Branca como a cal

A malta anda a sentir falta dos serões em família, nos bem ditos fins de semana de "visita à terra", em que imperava a conversa banal.

Só se falava de trivialidades, do casar e do descasar.

Tudo junto, em volta da mesa, da camilha, do que lhe queiram chamar, em que era colocada a melhor toalha de renda, guardada religiosamente na gaveta para se vir mostrar, vaidosa, em ajuntamentos especiais.

Era a mesma que a avó Alice, com os dedos com artroses insistira em bordar.
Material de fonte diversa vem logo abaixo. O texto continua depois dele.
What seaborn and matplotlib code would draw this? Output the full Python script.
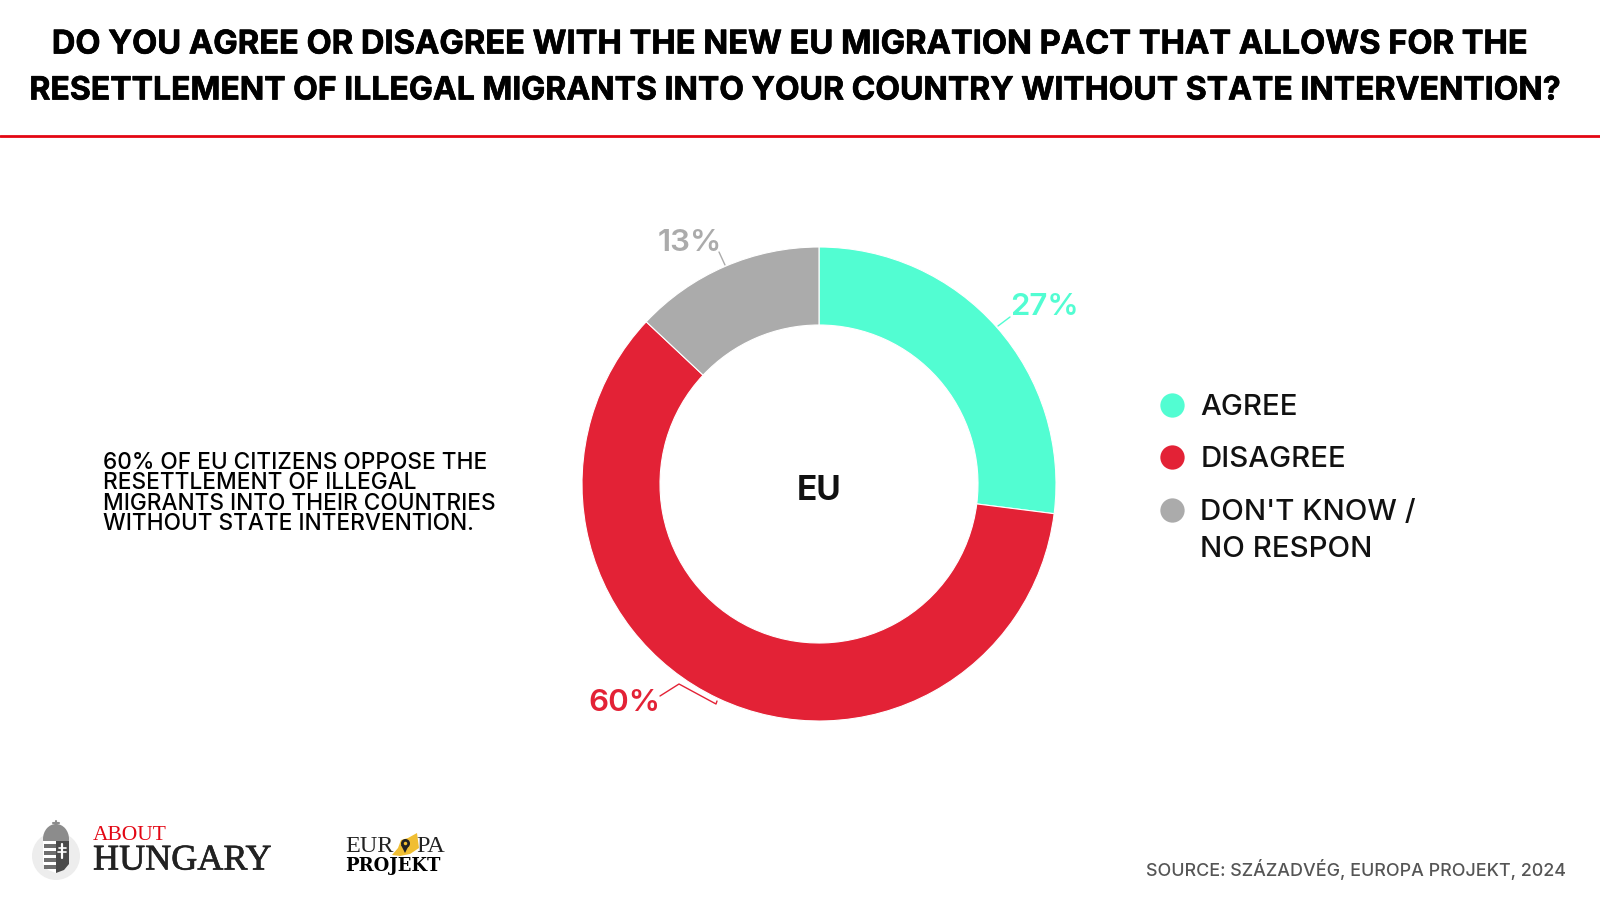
import matplotlib
matplotlib.use("Agg")
import matplotlib.pyplot as plt
import matplotlib.patheffects as pe
import seaborn as sns
import numpy as np
from matplotlib.lines import Line2D
from matplotlib.patches import Circle, Rectangle, Polygon, Ellipse

title_lines = ["DO YOU AGREE OR DISAGREE WITH THE NEW EU MIGRATION PACT THAT ALLOWS FOR THE",
               "RESETTLEMENT OF ILLEGAL MIGRANTS INTO YOUR COUNTRY WITHOUT STATE INTERVENTION?"]
categories = ["AGREE", "DISAGREE", "DON'T KNOW /\nNO RESPON"]
values = [27, 60, 13]
colors = ["#52FDD2", "#E32236", "#ABABAB"]
note_lines = ["60% OF EU CITIZENS OPPOSE THE", "RESETTLEMENT OF ILLEGAL",
              "MIGRANTS INTO THEIR COUNTRIES", "WITHOUT STATE INTERVENTION."]
center_label = "EU"
source = "SOURCE: SZÁZADVÉG, EUROPA PROJEKT, 2024"

sns.set_theme(style="white")
plt.rcParams["font.family"] = ["Inter", "DejaVu Sans"]
palette = sns.color_palette(colors)

fig = plt.figure(figsize=(16, 9), dpi=100, facecolor="white")

# full page axes in pixels for the text around the chart
page = fig.add_axes([0, 0, 1, 1])
page.set_xlim(0, 1600)
page.set_ylim(900, 0)
page.axis("off")

# donut centre 819,484, outer radius 237, inner 159
ax = fig.add_axes([(819 - 237) / 1600, 1 - (484 + 237) / 900, 474 / 1600, 474 / 900])
wedges, _ = ax.pie(values, colors=palette, startangle=90, counterclock=False, radius=1,
                   wedgeprops={"width": 1 - 159 / 237, "edgecolor": "white", "linewidth": 0.8})
ax.set_xlim(-1, 1)
ax.set_ylim(-1, 1)
ax.text(0, -0.03, center_label, ha="center", va="center", fontsize=24, fontweight="bold", color="#111111")

# title and rule
heavy = [pe.withStroke(linewidth=0.5, foreground="black")]
for line, x, y, size in zip(title_lines, [790, 795], [45, 91], [23.5, 23.05]):
    page.text(x, y, line, ha="center", va="center", fontsize=size, fontweight="bold", color="black",
              path_effects=heavy)
page.plot([0, 1600], [136, 136], color="#E30613", lw=2)

# note on the left
for line, y in zip(note_lines, [463, 483, 504, 524]):
    page.text(103, y, line, ha="left", va="center", fontsize=16.3, fontweight="medium", color="black")

# percent labels with leader lines
leaders = [[(998, 326), (1010, 317)],
           [(717, 701), (716, 704), (679, 684), (660, 696)],
           [(725, 265), (719, 252)]]
label_x = [1010, 588, 658]
label_y = [307, 703, 243]
for val, col, x, y, pts in zip(values, palette, label_x, label_y, leaders):
    page.text(x, y, f"{val}%", ha="left", va="center", fontsize=22.5, fontweight="semibold", color=col)
    xs, ys = zip(*pts)
    page.plot(xs, ys, color=col, lw=1)

# legend
handles = [Line2D([], [], ls="", marker="o", ms=17.5, color=c, markeredgewidth=0) for c in palette]
leg = page.legend(handles, categories, loc="upper left", bbox_to_anchor=(1154 / 1600, 1 - 394 / 900),
                  bbox_transform=fig.transFigure, frameon=False, fontsize=21.2, labelspacing=0.86,
                  handlelength=1.2, handletextpad=0.37, borderpad=0, borderaxespad=0, numpoints=1,
                  labelcolor="#111111")
for t in leg.get_texts():
    t.set_linespacing(1.49)
    t.set_fontweight("medium")
h = leg.legend_handles[2]
h.set_ydata(np.asarray(h.get_ydata()) + 15)

# source
page.text(1566, 869, source, ha="right", va="center", fontsize=12.9, fontweight="medium", color="#555555")

# About Hungary logo
page.add_patch(Circle((56, 856), 24, color="#EDEDED", lw=0))
page.add_patch(Ellipse((56, 839), 26, 30, color="#8C8C8C", lw=0))
page.plot([56, 56], [821, 826], color="#8C8C8C", lw=1.5)
page.plot([53, 59], [823, 823], color="#8C8C8C", lw=1.5)
page.add_patch(Polygon([(43, 841), (56, 841), (56, 873), (48, 870), (43, 864)], color="white", lw=0))
for y in [844, 851, 858, 865]:
    page.add_patch(Rectangle((44, y), 12, 3.5, color="#6E6E6E", lw=0))
page.add_patch(Polygon([(56, 841), (69, 841), (69, 864), (64, 870), (56, 873)], color="#4A4A4A", lw=0))
page.plot([62, 62], [844, 858], color="white", lw=1.6)
page.plot([58.5, 65.5], [848, 848], color="white", lw=1.2)
page.plot([58, 66], [852, 852], color="white", lw=1.2)
page.text(93, 836, "ABOUT", ha="left", va="center", family="Liberation Serif", fontsize=15.5, color="#E30613")
page.text(93, 861, "HUNGARY", ha="left", va="center", family="Liberation Serif", fontsize=26, color="#222222",
          path_effects=[pe.withStroke(linewidth=0.5, foreground="#222222")])

# Europa Projekt logo
page.add_patch(Polygon([(392, 855), (398, 848), (401, 840), (408, 838), (417, 833), (419, 848), (410, 854), (400, 856)],
                       color="#F0BE32", lw=0))
page.text(345, 846, "EUR", ha="left", va="center", family="Liberation Serif", fontsize=17.5, color="#222222")
page.text(445, 846, "PA", ha="right", va="center", family="Liberation Serif", fontsize=17.5, color="#222222")
page.plot([405], [849], marker="v", ms=6, color="#222222", mew=0)
page.plot([405], [843], marker="o", ms=6.5, color="#222222", mew=0)
page.plot([405], [843], marker="o", ms=2.5, color="#F0BE32", mew=0)
page.text(345, 866, "PROJEKT", ha="left", va="center", family="DejaVu Serif", fontsize=13, fontweight="bold", color="black")

fig.savefig("out.png", dpi=100)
E falava-se, com saudade, da avó, da marreca nas costas, do porta-moedas com mais de trinta anos e de quem, na sua opinião, o havia de herdar. A toalha ainda estava branca como a cal.


Passavam-se as mãos pela mesa, puxavam-se as cadeiras, bancos, banquinhos, que nunca pareciam faltar.

Começáva-se a ronda na prima Chica que, assoberbada, andava a tratar do filho da estouvada da Catarina que não tinha juízo nenhum, do Joaquim do talho que se fartava de mandar piropos às miúdas novas, do Carlos que nunca mais assentava arraiais com uma rapariga séria, do Tio Fernando que insistia em andar pelas ruas da aldeia com a mota que já remontava a a.c., da mercearia da Dona Clementina que já quase não vendia nada, da Joana que de tão moderna que estava, até já fumava à frente dos pais.

E tudo isto com o "lume" ou a braseira por companhia, até todo o corpo ficar quente e não haver espaço para o frio entrar.
Os miúdos andavam à volta da mesa, a roubar bolos, a correr pela sala, a fazer o chamado "esparvoar". Acabavam por ficar a dormir com os primos, porque, enfastiados da conversa dos adultos, subiam aos quartos para brincar.

Faziam-se os melhores bolos, servia-se um cacau quente a fumegar e esperava-se até conseguir agarrar a chávena a escaldar.

A noite só acabava quando o lume se começava a ficar.